Hanauer, invariavelmente, responde que, apesar de existirem muitas pessoas
egoístas, a boa notícia é que a maior parte das pessoas colocam os outros em
primeiro lugar e não a si mesmas, e completa: “a função das democracias é a de
maximizar a inclusão do povo para gerar prosperidade”. Ele admite que, com suas
ideias, pode parecer um “bom samaritano
liberal”.
Mas, diz que não se trata disso. Segundo ele, não é o caso de se estar usando
um argumento moral que coloca que a desigualdade econômica é errada. Mas, por
outro lado, de se estar usando o argumentando de que a desigualdade crescente
é, nas palavras dele, “burra e
autodestrutiva”.
Harvey, constantemente,
responde analisando que verdadeiramente o mundo não está preparado para uma
sociedade sem transformações na natureza humana. E esse foi justamente um dos problemas comas
expectativas passadas em relação ao Socialismo. Ou seja, não havia
precisamente a liberdade para
se buscar a novidade. Para ele, precisamos construir uma sociedade que seja
capaz de buscar a novidade,
fazer todos os tipos de coisas interessantes. Mas sem, necessariamente,
estarmos comprometidos com um crescimento de 3% para sempre. O inglês admite
que isso parece, na palavras dele, “utópico”, mas, segundo ele: este é o
coração, o cerne de sua visão.
Assim, Hanauer e Harvey concordam que um “novo capitalismo” deve emergir.
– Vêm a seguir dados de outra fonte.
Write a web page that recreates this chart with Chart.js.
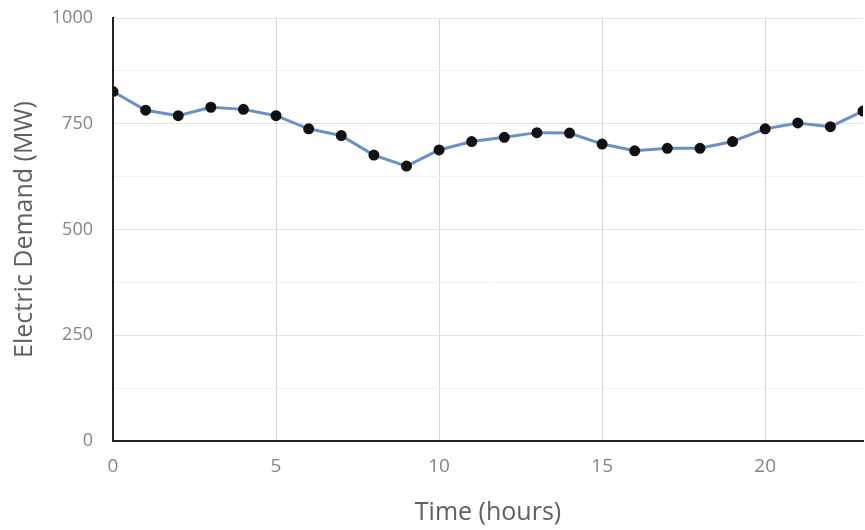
<!DOCTYPE html>
<html>
<head>
<meta charset="utf-8">
<script src="https://cdn.jsdelivr.net/npm/chart.js@4"></script>
<style>
  html, body { margin: 0; padding: 0; background: #fff; }
  #wrap { width: 865px; height: 530px; }
</style>
</head>
<body>
<div id="wrap"><canvas id="chart" width="865" height="530"></canvas></div>
<script>
// hourly demand
const hours = [0,1,2,3,4,5,6,7,8,9,10,11,12,13,14,15,16,17,18,19,20,21,22,23];
const demand = [826,782,769,789,784,769,738,722,676,650,688,708,718,729,728,702,686,692,692,708,738,752,743,780];
const xTicks = [0,5,10,15,20];
const yTicks = [0,125,250,375,500,625,750,875,1000];
const yLabels = [0,250,500,750,1000];

const chart = document.querySelector('#chart').getContext('2d');

new Chart(chart, {
    type: 'line',
    data: {
        datasets: [{
            label: 'Electric Demand',
            data: hours.map((h, i) => ({ x: h, y: demand[i] })),
            borderColor: '#6a90cc',
            borderWidth: 3,
            pointBackgroundColor: '#111',
            pointBorderColor: '#111',
            pointRadius: 4,
            tension: 0
        }]
    },
    options: {
        responsive: false,
        animation: false,
        layout: { padding: { top: 0, right: 2, bottom: 0, left: 0 }, autoPadding: false },
        plugins: { legend: { display: false }, tooltip: { enabled: false } },
        scales: {
            x: {
                type: 'linear',
                min: 0,
                max: 23,
                afterBuildTicks: s => { s.ticks = xTicks.map(v => ({ value: v })) },
                afterFit: s => { s.height = 89; s.paddingRight = 0; s.paddingLeft = 0 },
                grid: { color: '#d9d9d9', drawTicks: false },
                border: { color: '#222', width: 2 },
                ticks: { padding: 14, color: '#858585', font: { family: 'Open Sans', size: 19 } },
                title: {
                    display: true, text: 'Time (hours)', color: '#606060',
                    font: { family: 'Open Sans', size: 25 }, padding: { top: 2, bottom: 2 }
                }
            },
            y: {
                min: 0,
                max: 1000,
                afterBuildTicks: s => { s.ticks = yTicks.map(v => ({ value: v })) },
                afterFit: s => { s.width = 113; s.paddingTop = 18; s.paddingBottom = 0 },
                grid: {
                    drawTicks: false,
                    color: c => (c.tick && c.tick.value % 250 === 0) ? '#e3e3e3' : '#f1f1f1'
                },
                border: { color: '#222', width: 2 },
                ticks: {
                    padding: 20, color: '#858585', font: { family: 'Open Sans', size: 18 },
                    callback: v => yLabels.includes(v) ? v : ''
                },
                title: {
                    display: true, text: 'Electric Demand (MW)', color: '#606060',
                    font: { family: 'Open Sans', size: 25 }, padding: { top: 10, bottom: 0 }
                }
            }
        }
    }
});
</script>
</body>
</html>
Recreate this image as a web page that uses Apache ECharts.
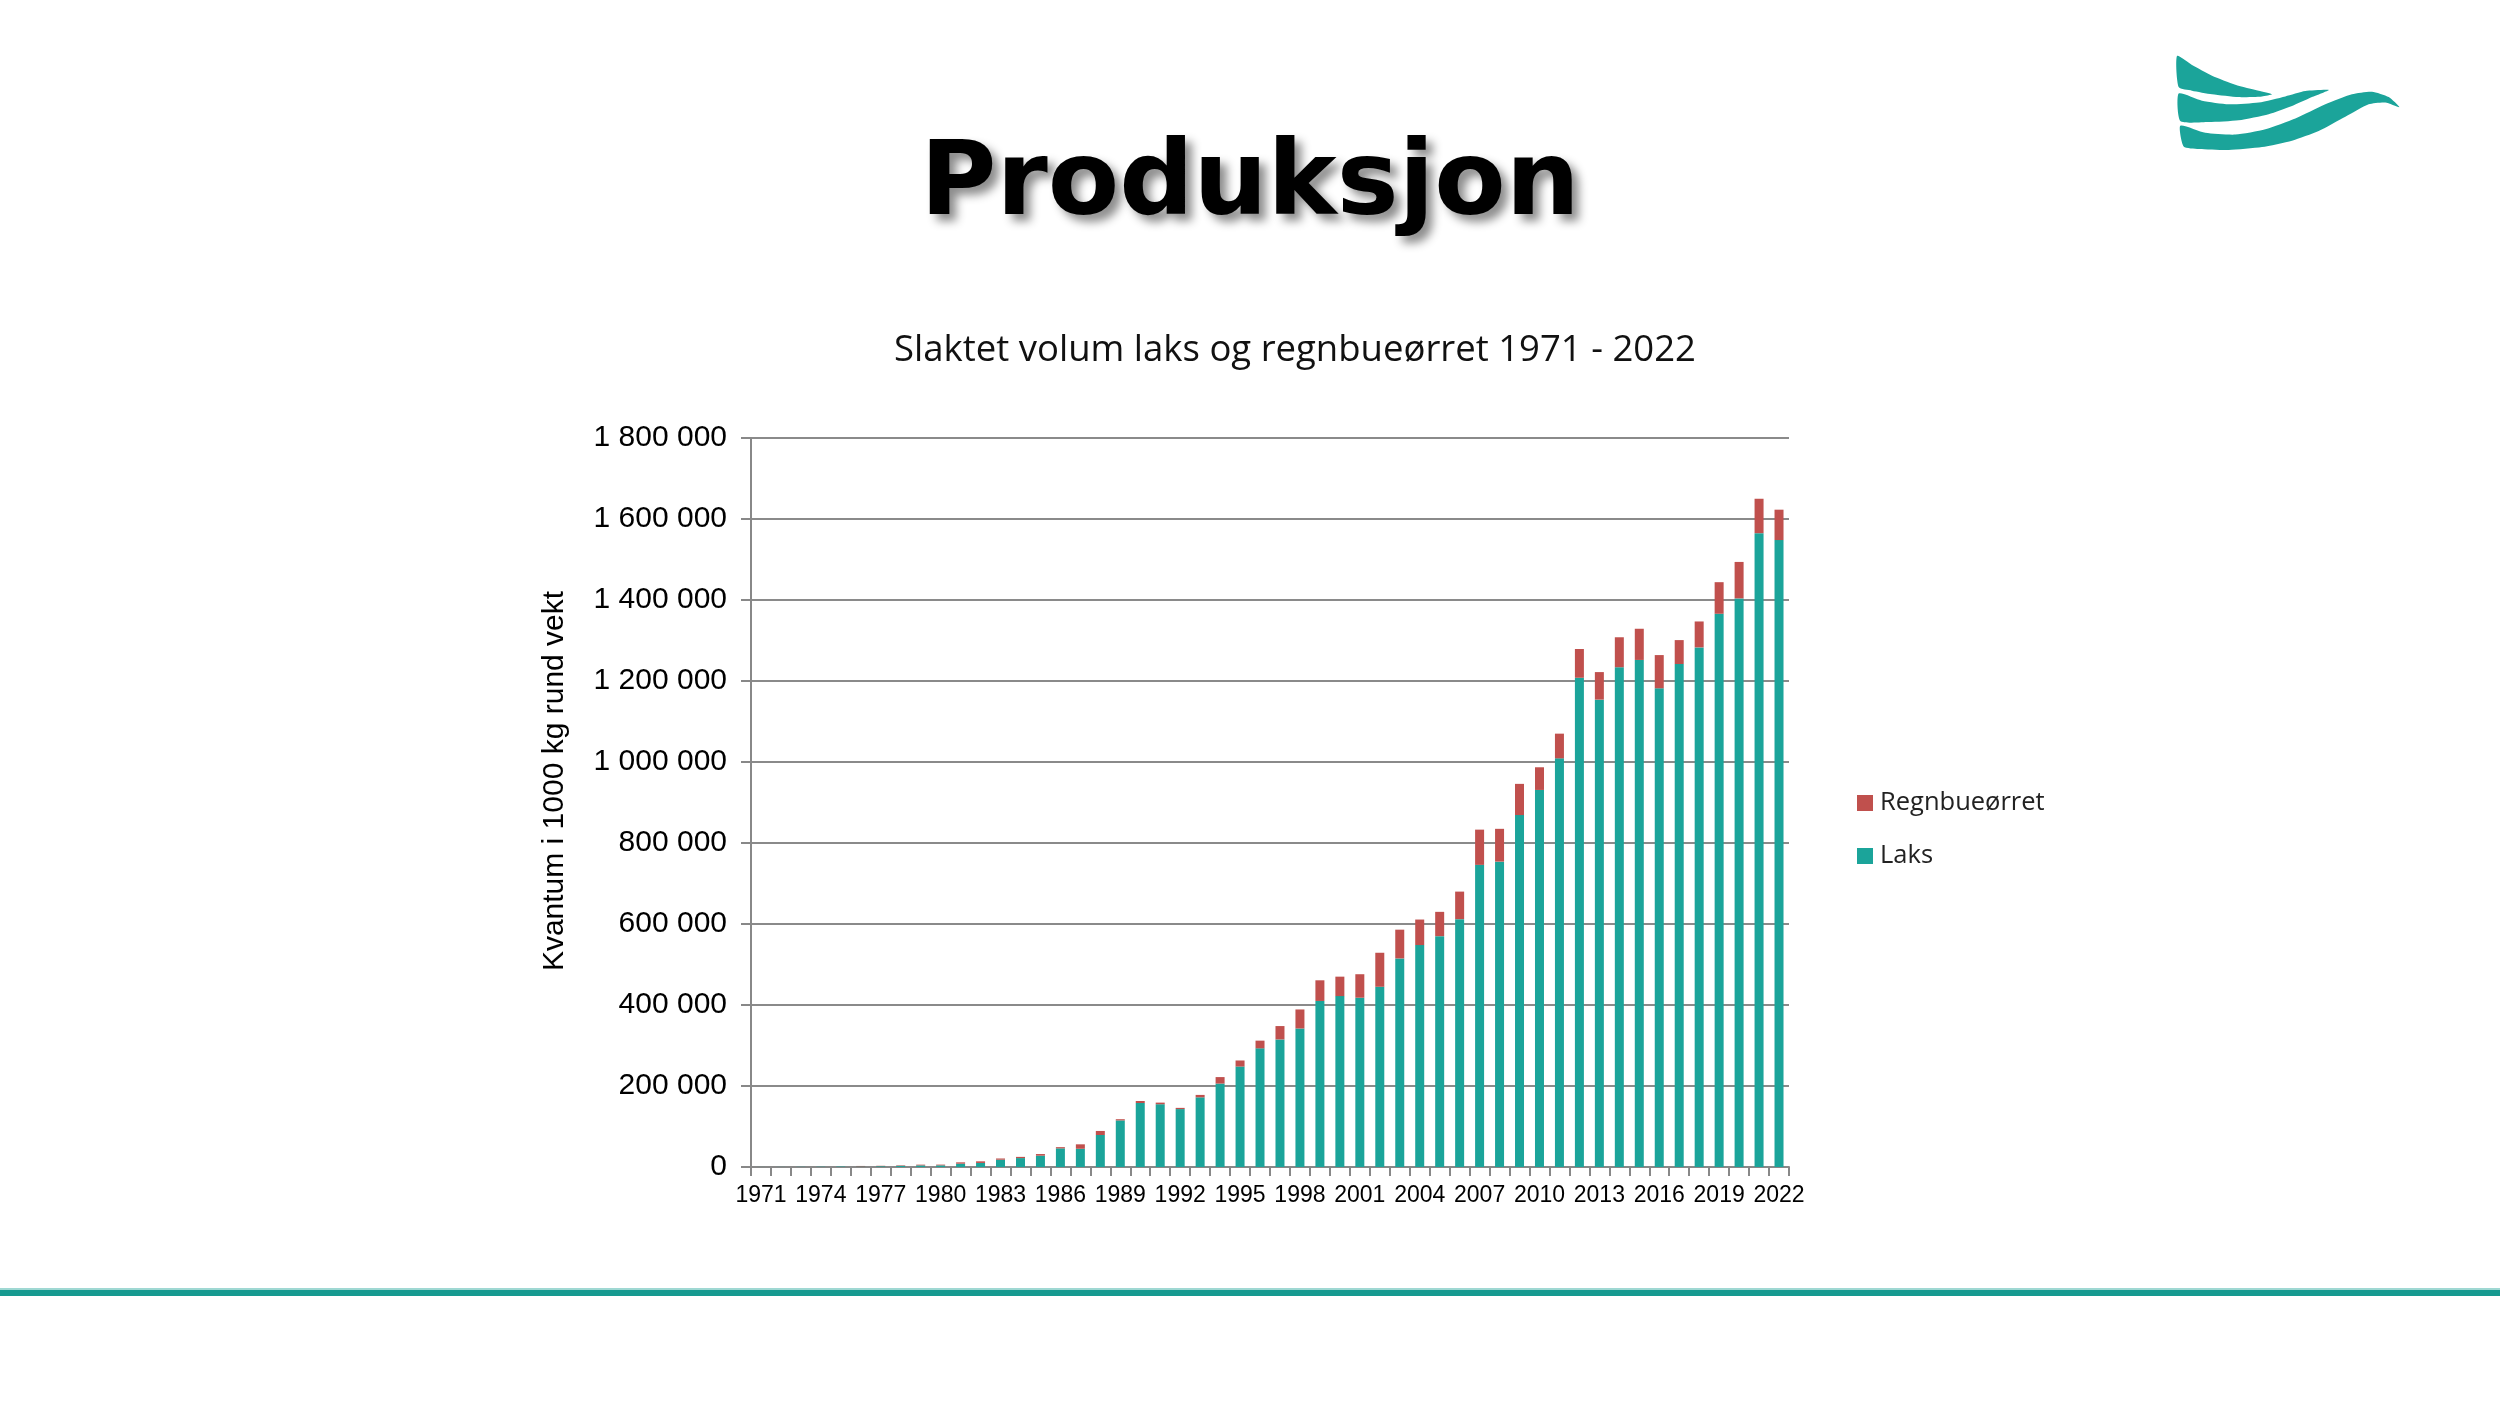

Aquele propõe a chamada “economia de classe média”, onde o investimento na
“classe média” ganhe novo vigor, e, para que se aqueça o Mercado, a “economia
de migalhas” tenha fim; este, sugere a chamada “economia de crescimento zero”,
onde a ideia de crescimento extraordinário indefinido seja
abandonada.
Vê-se que ambos os pontos
de vista são, por assim dizer, utópicos. O que eles têm em comum? A ideia de
que o capitalismo deve parar com este sobe e desce na gangorra que oscila entre
as “grandes empresas” e o “Estado”, transformando-se por uma economia nem
das empresas nem do Estado, mas do ser
humano, colocando-se em uma posição de equilíbrio, tendo, ao centro e como
objetivo último, o ser humano, com seus sonhos, necessidades e aspirações.